Innovations
- Discipline: Entrepreneurship
- Language: English
- Edited by: Philip E. Auerswald, Iqbal Z. Quadir

Publication details
- History: 2006-present
- Publisher: MIT Press for George Mason University School of Public Policy, John F. Kennedy School of Government, and Legatum Center for Development and Entrepreneurship at MIT (United States)
- Frequency: Quarterly
- Open access: yes

Standard abbreviations
- ISO 4: Innovations

Indexing
- ISSN: 1558-2477 (print) 1558-2485 (web)
- OCLC no.: 61688870

Links
- Journal homepage; Current Issue;

= Innovations (journal) =

Innovations is a peer-reviewed academic journal that focuses on entrepreneurial solutions to global challenges.
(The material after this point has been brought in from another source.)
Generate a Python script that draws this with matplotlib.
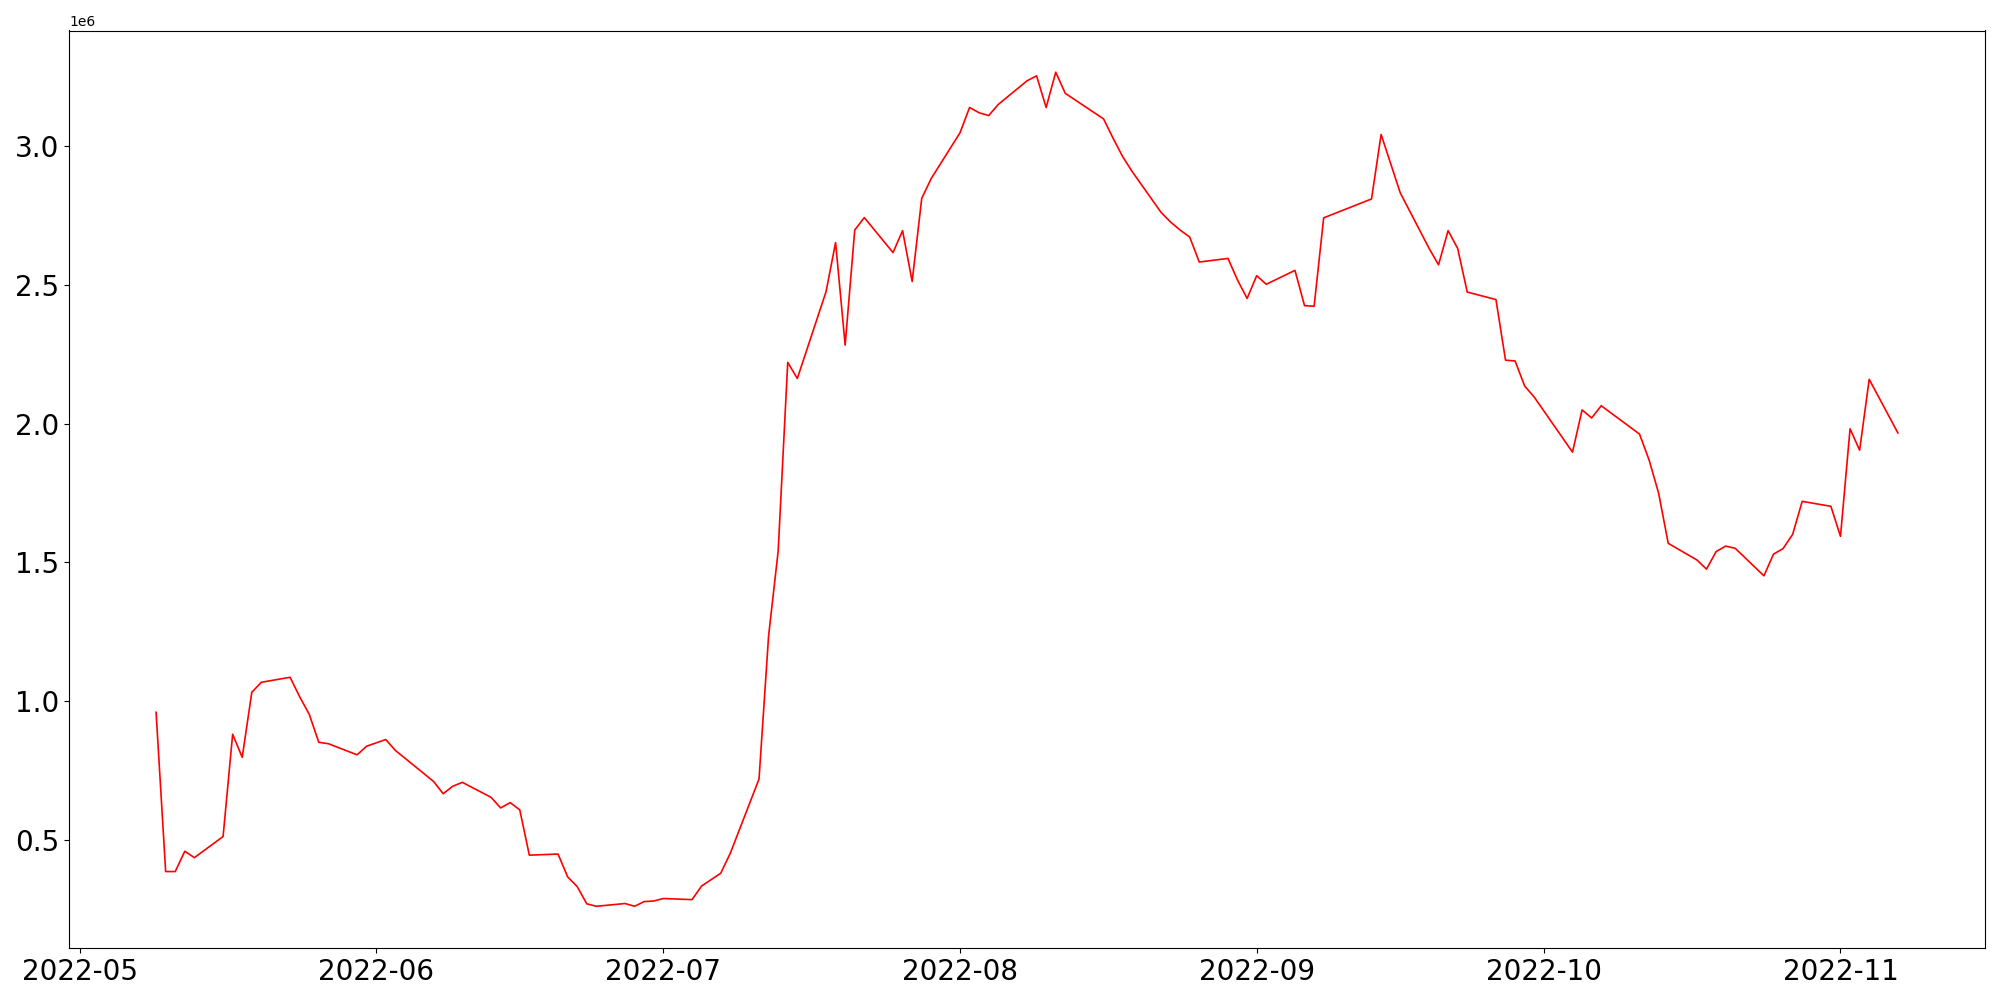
# plot.py

import pandas as pd
import matplotlib
matplotlib.use('Agg')
import matplotlib.pyplot as plt

START = '2022-05-09'
END = '2022-11-07'
# market closed on these weekdays
HOLIDAYS = ['2022-06-01', '2022-06-06', '2022-08-15', '2022-09-09',
            '2022-09-12', '2022-10-03', '2022-10-10']

# values in millions, one per trading day, month by month
may = [0.961, 0.388, 0.388, 0.461, 0.438, 0.514, 0.882, 0.799, 1.033, 1.069,
       1.087, 1.017, 0.954, 0.853, 0.848, 0.808, 0.839]
jun = [0.863, 0.824, 0.712, 0.668, 0.695, 0.709, 0.655, 0.617, 0.636, 0.610,
       0.447, 0.451, 0.369, 0.334, 0.272, 0.263, 0.273, 0.263, 0.280, 0.282]
jul = [0.291, 0.287, 0.336, 0.359, 0.382, 0.454, 0.721, 1.236, 1.541, 2.220,
       2.162, 2.474, 2.651, 2.282, 2.696, 2.741, 2.615, 2.694, 2.511, 2.810,
       2.882]
aug = [3.046, 3.137, 3.118, 3.108, 3.148, 3.233, 3.251, 3.137, 3.264, 3.188,
       3.096, 3.026, 2.960, 2.906, 2.760, 2.725, 2.696, 2.671, 2.581, 2.594,
       2.516, 2.450]
sep = [2.532, 2.501, 2.551, 2.424, 2.422, 2.740, 2.808, 3.040, 2.935, 2.830,
       2.631, 2.571, 2.694, 2.630, 2.473, 2.446, 2.228, 2.225, 2.135, 2.095]
oct_ = [1.897, 2.049, 2.020, 2.064, 1.962, 1.869, 1.749, 1.569, 1.509, 1.476,
        1.539, 1.559, 1.551, 1.452, 1.530, 1.550, 1.601, 1.720, 1.702]
nov = [1.594, 1.981, 1.904, 2.159, 1.966]

dates = pd.bdate_range(START, END)
dates = dates[~dates.isin(pd.to_datetime(HOLIDAYS))]
values = pd.Series([v * 1e6 for v in may + jun + jul + aug + sep + oct_ + nov],
                   index=dates)

fig = plt.figure(figsize=(20, 10), dpi=100)
ax = fig.add_subplot(111)
ax.plot(values.index, values.values, color='red', linewidth=1.2)
ax.tick_params(axis='both', labelsize=20)
fig.subplots_adjust(left=0.0345, right=0.9925, top=0.9695, bottom=0.052)

fig.savefig('out.png')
It is published quarterly by the MIT Press.

== History ==
Innovations published its first issue in 2006. It complements existing policy journals such as Foreign Affairs by focusing on micro-level solutions, innovations, and entrepreneurship in a variety of organizational settings. The editors are Philip E. Auerswald and Iqbal Z. Quadir.

== Partnerships and special editions ==
The journal is jointly hosted at George Mason University's School of Public Policy, Harvard's John F. Kennedy School of Government, and MIT's Legatum Center for Development and Entrepreneurship. Working with the Schwab Foundation for Social Entrepreneurship, Innovations has produced special editions for the 2008 annual meeting of the World Economic Forum and the 2008 World Economic Forum on the Middle East (in Arabic and English).
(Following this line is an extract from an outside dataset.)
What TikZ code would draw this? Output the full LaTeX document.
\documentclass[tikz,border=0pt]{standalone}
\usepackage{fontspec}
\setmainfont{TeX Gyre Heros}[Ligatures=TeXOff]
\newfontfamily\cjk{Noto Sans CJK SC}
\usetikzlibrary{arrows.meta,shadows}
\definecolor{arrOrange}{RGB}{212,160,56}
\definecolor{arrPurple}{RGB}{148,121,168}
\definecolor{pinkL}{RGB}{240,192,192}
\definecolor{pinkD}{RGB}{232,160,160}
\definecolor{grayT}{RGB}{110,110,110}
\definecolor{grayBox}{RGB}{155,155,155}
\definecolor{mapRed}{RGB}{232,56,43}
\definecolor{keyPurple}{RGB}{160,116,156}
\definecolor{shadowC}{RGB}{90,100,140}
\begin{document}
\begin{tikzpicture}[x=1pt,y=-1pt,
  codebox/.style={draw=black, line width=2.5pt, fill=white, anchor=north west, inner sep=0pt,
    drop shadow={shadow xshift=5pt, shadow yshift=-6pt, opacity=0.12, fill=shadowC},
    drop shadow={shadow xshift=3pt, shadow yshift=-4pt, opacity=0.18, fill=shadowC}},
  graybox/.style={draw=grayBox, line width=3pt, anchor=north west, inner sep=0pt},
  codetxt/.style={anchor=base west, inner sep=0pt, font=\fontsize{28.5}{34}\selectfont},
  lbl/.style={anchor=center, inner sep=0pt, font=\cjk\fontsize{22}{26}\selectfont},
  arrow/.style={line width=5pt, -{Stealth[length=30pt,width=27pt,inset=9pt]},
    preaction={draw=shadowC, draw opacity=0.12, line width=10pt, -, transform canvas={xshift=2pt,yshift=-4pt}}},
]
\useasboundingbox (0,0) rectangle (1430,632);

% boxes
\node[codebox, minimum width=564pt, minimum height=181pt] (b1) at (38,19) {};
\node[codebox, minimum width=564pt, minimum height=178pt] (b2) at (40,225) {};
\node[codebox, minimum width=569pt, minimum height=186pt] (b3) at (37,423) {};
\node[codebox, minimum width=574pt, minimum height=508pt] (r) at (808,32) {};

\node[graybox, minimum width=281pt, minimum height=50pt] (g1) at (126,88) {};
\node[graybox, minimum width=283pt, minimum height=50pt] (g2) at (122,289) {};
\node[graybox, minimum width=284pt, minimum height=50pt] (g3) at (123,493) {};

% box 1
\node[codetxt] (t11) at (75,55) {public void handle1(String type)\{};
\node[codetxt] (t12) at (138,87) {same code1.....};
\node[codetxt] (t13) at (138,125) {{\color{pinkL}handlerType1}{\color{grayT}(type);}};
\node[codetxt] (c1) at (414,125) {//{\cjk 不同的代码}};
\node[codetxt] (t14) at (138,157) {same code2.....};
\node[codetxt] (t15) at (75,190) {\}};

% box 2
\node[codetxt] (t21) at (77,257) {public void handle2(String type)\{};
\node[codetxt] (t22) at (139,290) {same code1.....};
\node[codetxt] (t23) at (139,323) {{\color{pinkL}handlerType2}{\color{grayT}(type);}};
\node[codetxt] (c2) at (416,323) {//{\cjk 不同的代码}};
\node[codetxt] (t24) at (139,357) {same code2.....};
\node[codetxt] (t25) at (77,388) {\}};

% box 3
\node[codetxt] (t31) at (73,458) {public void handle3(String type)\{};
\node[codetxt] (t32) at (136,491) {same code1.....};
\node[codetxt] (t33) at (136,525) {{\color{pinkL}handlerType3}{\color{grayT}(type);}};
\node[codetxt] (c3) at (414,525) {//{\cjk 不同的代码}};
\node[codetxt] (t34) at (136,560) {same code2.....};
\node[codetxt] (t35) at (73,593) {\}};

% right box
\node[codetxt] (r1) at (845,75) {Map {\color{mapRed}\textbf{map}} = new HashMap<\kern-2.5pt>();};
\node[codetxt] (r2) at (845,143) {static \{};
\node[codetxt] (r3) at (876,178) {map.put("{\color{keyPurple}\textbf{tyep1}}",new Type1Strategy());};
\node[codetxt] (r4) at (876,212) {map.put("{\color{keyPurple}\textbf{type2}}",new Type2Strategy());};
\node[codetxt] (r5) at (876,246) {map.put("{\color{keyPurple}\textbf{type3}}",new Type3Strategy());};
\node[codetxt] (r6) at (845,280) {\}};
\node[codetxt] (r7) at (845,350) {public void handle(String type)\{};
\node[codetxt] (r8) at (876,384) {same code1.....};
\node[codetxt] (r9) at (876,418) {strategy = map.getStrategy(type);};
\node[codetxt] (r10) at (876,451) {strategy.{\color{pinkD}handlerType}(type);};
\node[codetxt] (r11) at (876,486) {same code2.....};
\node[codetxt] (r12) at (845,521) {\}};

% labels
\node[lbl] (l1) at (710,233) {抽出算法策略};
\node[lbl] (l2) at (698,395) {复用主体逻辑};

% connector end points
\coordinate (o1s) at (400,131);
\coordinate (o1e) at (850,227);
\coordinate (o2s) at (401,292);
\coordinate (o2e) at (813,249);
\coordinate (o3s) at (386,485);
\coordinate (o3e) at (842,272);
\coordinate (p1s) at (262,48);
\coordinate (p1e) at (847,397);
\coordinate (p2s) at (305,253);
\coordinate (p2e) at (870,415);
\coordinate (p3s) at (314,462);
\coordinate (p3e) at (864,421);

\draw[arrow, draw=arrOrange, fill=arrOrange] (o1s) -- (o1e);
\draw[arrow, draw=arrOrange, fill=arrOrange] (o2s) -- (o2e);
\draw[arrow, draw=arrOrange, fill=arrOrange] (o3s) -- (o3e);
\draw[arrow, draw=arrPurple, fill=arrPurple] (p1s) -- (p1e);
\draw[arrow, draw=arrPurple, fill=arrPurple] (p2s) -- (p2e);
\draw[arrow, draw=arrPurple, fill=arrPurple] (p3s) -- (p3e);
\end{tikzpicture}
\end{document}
== Structure of the journal ==
Each issue of Innovations consists of four sections:
- Lead essay. An authoritative figure addresses an issue relating to innovation, emphasizing interactions between technology and governance in a global context. Authors of lead essays have included Fazle Hasan Abed, Percy Barnevik, Peter Eigen, William Foege, John Holdren, Laurie Garrett, R. Gopalakrishan (executive director of the Tata Group), Mary Robinson, Diego Rodriguez (a partner at IDEO), Klaus Schwab, and Lawrence Summers.
- Cases authored by innovators. Case narratives of innovations are authored either by, or in collaboration with, the innovators themselves. See further description below.
- Analysis. Research articles that emphasize links between practice and policy—alternately, micro and macro scales of analysis. The development of meaningful indicators of the impact of innovations is an area of editorial emphasis. Authors in the analysis section have included Bill Drayton, Paul Farmer, and Maria Otero.
- Perspectives on policy. Analyses of innovations by large scale public actors—national governments and transnational organizations—address both success and failure of policy, informed by both empirical evidence and the experience of policy innovators. The development of improved modes of governance to facilitate and support innovations is an area of editorial focus. Authors in the perspectives on policy section have included Susan Davis, Francis Fukuyama, Vinod Khosla, Geoff Mulgan, Richard R. Nelson, John Ruggie, and Tim Wirth.

=== Cases authored by innovators ===
A differentiating feature of Innovations is that the case about innovators addressing global challenges are authored by the innovators themselves. Each includes discussion of motivations, challenges, strategies, outcomes, and unintended consequences. Following each case narrative, we present commentary by an academic discussant. The discussant highlights the aspects of the innovation that are analytically most interesting, have the most significant implications for policy, and/or best illustrate reciprocal relationships between technology and governance.

Authors and co-authors of Innovations case narratives and discussions have included Seth Berkley, Larry Brilliant, John Elkington, Matt Flannery (co-founder of Kiva (organization)), Peter Gabriel, Robin Hanson, Marcin Jakubowski, Richard Anthony Jefferson, Victoria Hale, Cory Ondrejka, and Bunker Roy.